4. On January 1, 2010 and annually thereafter, the manager shall disclose in wiring to each investor the fee schedule to be paid by the hedge fund including but not limited to management fees, brokerage fees, and trading fees and a financial statement indicating the investor's capital balance that has been audited by an independent auditing firm.
5. The Banking commissioner may adopt regulations.
Neither this bill nor the Attorney General's bill, which tracks most of this language, give the Attorney General enforcement powers and the bill seems to continue to vest jurisdiction over hedge funds in the Banking Commissioner, who is the securities regulator in Connecticut.

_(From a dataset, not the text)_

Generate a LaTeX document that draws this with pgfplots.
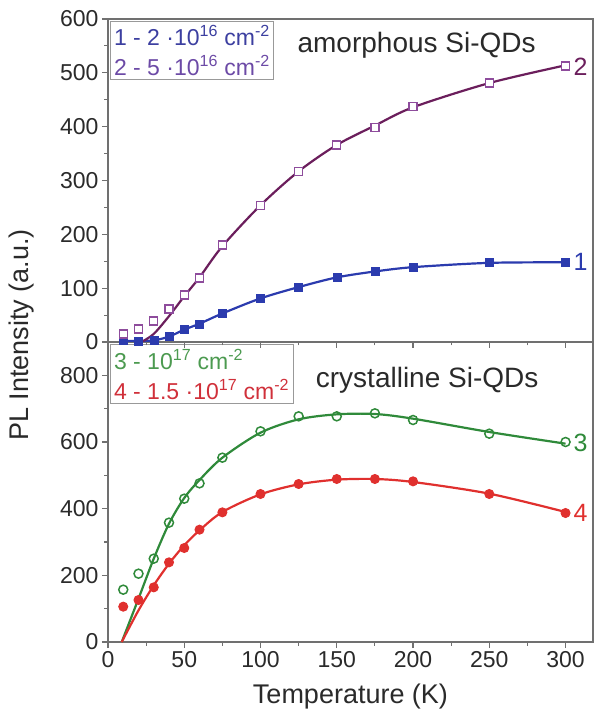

The hedge fund definition includes any investment company as defined in Section 3 (a) (1) of the Investment Company Act of 11940, located in this state (A) that claims an exemption under 3(c) (1) or Section 3(c) (7) of the Investment Company Act of 1940 whose offering of securities is exempt under the private offering safe harbor criteria in Rule 506 of Regulation D of the Securities Act and that meets any of the criteria established by the Banking commissioner in regulations. A hedge fund is located in Connecticut if it has an office in Connecticut where employees regularly conduct business on behalf of the hedge fund.
If passed, I think the legislature would be taking the position that there is no preemption as this legislation does not impose any regulation of a private offering under Rule 506 but simply regulates the hedge fund which has raised money under Rule 506. given the definition of "hedge fund" under this proposal no fund located in Connecticut could raise money anywhere from individuals who have less than $2,500,000 in investment assets or form institutional investors who have less than $5,000,000 in assets.
Clearly this legislation adopts some of the concepts of the proposed Regulation D which have not yet been adopted by the SEC. It's a good question whether the legislation would withstand a preemption challenge under Section 18. It certainly appears to be an issue in this form.
The bill also defines "institutional investor". In Section 36b-21(b) (9) there is an exemption for a sale to an "institutional buyer: which has not really been defined under the Act. Arguably this definition would define an institutional buyer as, among other definitions, as a "corporation or any other legal entity".
Raised Bill 6477 An Act Concerning the Licensing of Hedge Funds and Private Capital Funds.
This bill creates a licensing requirement for a hedge fund or a "private capital fund" and leaves the definitions and procedures for the Banking Commissioner.
Raised Bill No. 6480 An Act Requiring the Disclosure of Financial Information to Prospective Investors in Hedge Funds and Private Capital Funds.
This bill requires any hedge fund or private capital fund domiciled in Connecticut that receives money from pension funds domiciled in Connecticut to disclose to each prospective pension investor in those funds, upon request, financial information including but not limited to, detailed portfolio information relative to the assets and liabilities of those funds.
What's going to happen?
The outcome is uncertain but the popular notion is that Connecticut legislators want to enact some kind of regulation of hedge funds. There is some sense that these kinds of regulatory requirements can protect Connecticut citizens and pension funds from the Madoff schemes, from Amaranth, or Bayou Fund type problems. On the other hand is the continuing realization that Connecticut is probably the second or third largest domicile for hedge funds and that the tax revenue and jobs, even at the current diminished levels, are not items that the legislature would like to see moving across the border to New York.